By Bob Smietana
Like many rural communities, McCreary County, Kentucky, has a big problem with opioids.
Grant Hasty hopes to help solve that problem by starting small.
Hasty, pastor of Crossroads Community Baptist Church in Stearns, Kentucky, is one of the organizers of the Light Community, a neighborhood of tiny homes being built on the outskirts of a small Appalachian town.
Volunteers began framing the first of 20 planned tiny homes this week. Each of the houses—which range from 300 to 540 square feet—is being built from a set of basic designs.
But they’ll all have small touches that make them unique.
“We’re trying to personalize them,” says Hasty.
Hasty first came up with the idea of the Light Community about two years ago. Located in one of the poorest communities in the U.S., Crossroads often ministers to people who have a housing crisis. Some are coming out of rehabilitation. Others have lost their jobs. Some have had house fires and are in danger of becoming homeless.
Tiny homes, thought Hasty, could provide a solution for people who need a place to stay while they put their lives back together.
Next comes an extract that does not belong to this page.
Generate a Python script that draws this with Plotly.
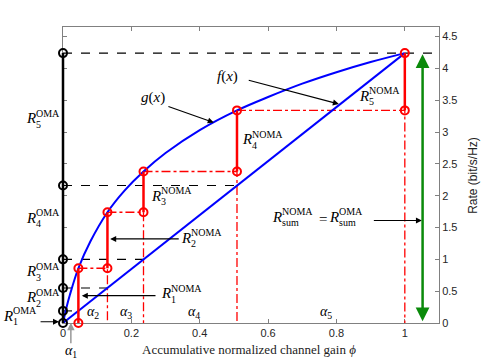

Building a neighborhood of tiny homes would give people a sense of community, which would help them as they recover.
“When someone comes out of rehab, they need a place to go,” says Hasty. “However, they also need things to occupy their mind and spirit to help them stay on the right path. The Light Community will provide this for them.”
At first, the church looked at buying a local trailer park and replacing the run-down mobile homes with tiny homes. The idea had merit—the park already had infrastructure like electricity and water service.
But the price was too high. And the trailer park had environmental concerns. So Hasty and other church members began looking for another option.
The church eventually bought 13 acres of land about a half hour’s drive away and began developing the project.
Several churches, including Curtis Baptist Church in Augusta, Georgia, and Crosspointe Baptist Church in Owensboro, Kentucky, have signed up to help.
All the tiny houses will be built by volunteers.
The first two are going up this week. Volunteers from Georgia actually framed the walls of one tiny house at their church and then transported them to Kentucky.
Hasty says churches have already signed up to build four houses, which he hopes will be ready for occupants by the spring. He’s hoping to recruit churches to build a fifth house this year to complete the first phase of the project.
Plans call for the Light Community to have four sections, with five houses in each. Two houses will be studios, meant for one person; two will have one bedroom, meant for a couple; and one will have two bedrooms, meant for parents who have kids.
A missionary couple will also live on the site to provide a pastoral presence and help build a sense of community.
Houses will cost between $3,000 and $7,000 to build, says Hasty.
The site already has a well and county water lines, as well as electrical power.
A big obstacle to finishing the project is installing a wastewater system for the houses. A system to serve the first five houses will cost $16,000. Hasty and church members are working on plans to raise the funds needed for that system.
For now, Hasty says he’s glad to see the project underway. On Monday, he was headed back to the site with roofing supplies when Facts & Trends caught up with him by phone.
“It’s been pretty awesome to see this go from a vision to something real,” he said. “We still have a long way to go.”
Crossroads isn’t the first Christian group to build a tiny homes community. In Austin, Texas, a ministry called Mobile Loaves and Fishes started the Community First! Village, a community of 140 tiny homes where formerly homeless folks can live.
Hasty says he hopes to see the first residents move into the Light Community in the spring. He’s working on identifying the first people who will move in. Residents will pay rent and be expected to take part in the community.
The Light Community is just one of the ministries run by Crossroads. The church also runs the Lord’s Café, a restaurant that serves hundreds of free, sit-down meals each week; repairs local homes with the help of volunteers; gives away clothes and groceries; and runs a laundry ministry.